Panda Ayakkabıcılıkla ilgili bir evrak işinden sonra iş yeri sahibiyle telefonda görüştüğünü ve konuştuğu şahsın şivesinden Elazığlı olduğunu anladığını belirtti. Sanık Bataray, “Ben de Elazığlıyım. Bu yerde ayakkabı imalatı yapıldığı için showroomu gezdik. Ucuz oldukları için ayakkabı almak istedik. Ücretini ödemek istediğimizde imalattan çıktıktan sonra bildireceğimiz adrese ayakkabıların gönderileceğini, o zaman paranın ödenebileceği söylendi. Vermiş olduğum adreste resmi kurum olan İtfaiyeydi. Kargoyu ben alamdım. Daha sonra parasını ödemek istediğimde para almadılar hediyemiz olsun dediler. Ben de ayakkabıyı kullanmadım, çaycıya verdim” dedi.
“RÜŞVET ALSAM 94 MODEL ARABAYA BİNER MİYİM?”

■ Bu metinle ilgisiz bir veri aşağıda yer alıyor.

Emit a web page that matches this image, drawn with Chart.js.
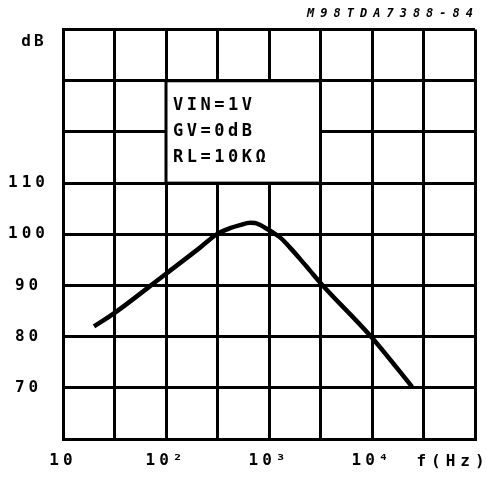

Aylık 2 Bin 500 TL gelirle itfaiye işçisi olarak çalıştığını belirten tutuklu sanık Zübeyir Bekiroğlu, suçlamaları reddetti. Sanık Bekiroğlu savunmasında , “Milli sporcuyum, milli takım antrenörüyüm. Hayatımı insanların kurtarılmasına adadım. İmkanım olmasına rağmen başka bölüme gitmedim. Sağlık sorunlarım var. İş akdim feshedildi. Ben rüşvet alıp veren bir adam olsam 94 model arabaya mı binerim. Benim hiç kimseyle görüşmem de yok. Ben milletvekili adayı da oldum. Bana bunu niye yaptıklarını biliyorum. Allah’a havale ediyorum. Adalete güveniyorum. Tahliyemi istiyorum” diye konuştu.
Diğer tutuklu sanıklar ve avukatları da tahliye talebinde bulunarak rüşvet iddialarını reddetti.
ÜYE HAKİM KARARA ŞERH KOYDU
Ara kararını açıklayan mahkeme heyeti savunmalarını yapan 13 tutuksuz sanığın tamamını tutukluluğun gerektirdiği şartlar bulunmadığından oy çokluğuyla tahliyelerine karar verildi. Sanıklar hakkında yurt dışına çıkış yasağı konulurken üye hakimlerden Bora Coşar tahliye kararına karşı oy kullandı. Duruşma ertelendi.
İDDİANAMEDEN
İstanbul Cumhuriyet Başsavcılığı tarafından tamamlanan soruşturmada aralarında İtfaiye Daire Başkanı Ali Karahan, İtfaiye müdür yardımcısı Abdullah Akıncı’nın da bulunduğu 13’ü tutuklu 129 şüpheli hakkında iddianame hazırlandı. Şüphelilerden 6’sına ‘rüşvet almak ve vermek’ suçundan 3 yıldan 12 yıla kadar, diğer şüphelilere ise hem rüşvet hem de ‘resmi belgede sahtecilik’ suçlarından 7 yıldan 25 yıla kadar ayrı ayrı cezalandırılması isteniyor.
Şüphelilerin 42 kez rüşvet alıp verme, resmi belgede sahtecilik gibi eyleme karıştığı ifade edilen iddianamede kamu görevlilerinin, binaların yangından korunmasını denetleyen görevlilere, yeterliliği olmayan işyerleriyle anlaşarak ‘uygunluk’ raporu verildiği ve bunun karşılığında rüşvet aldıklarının tespit edildiği belirtildi.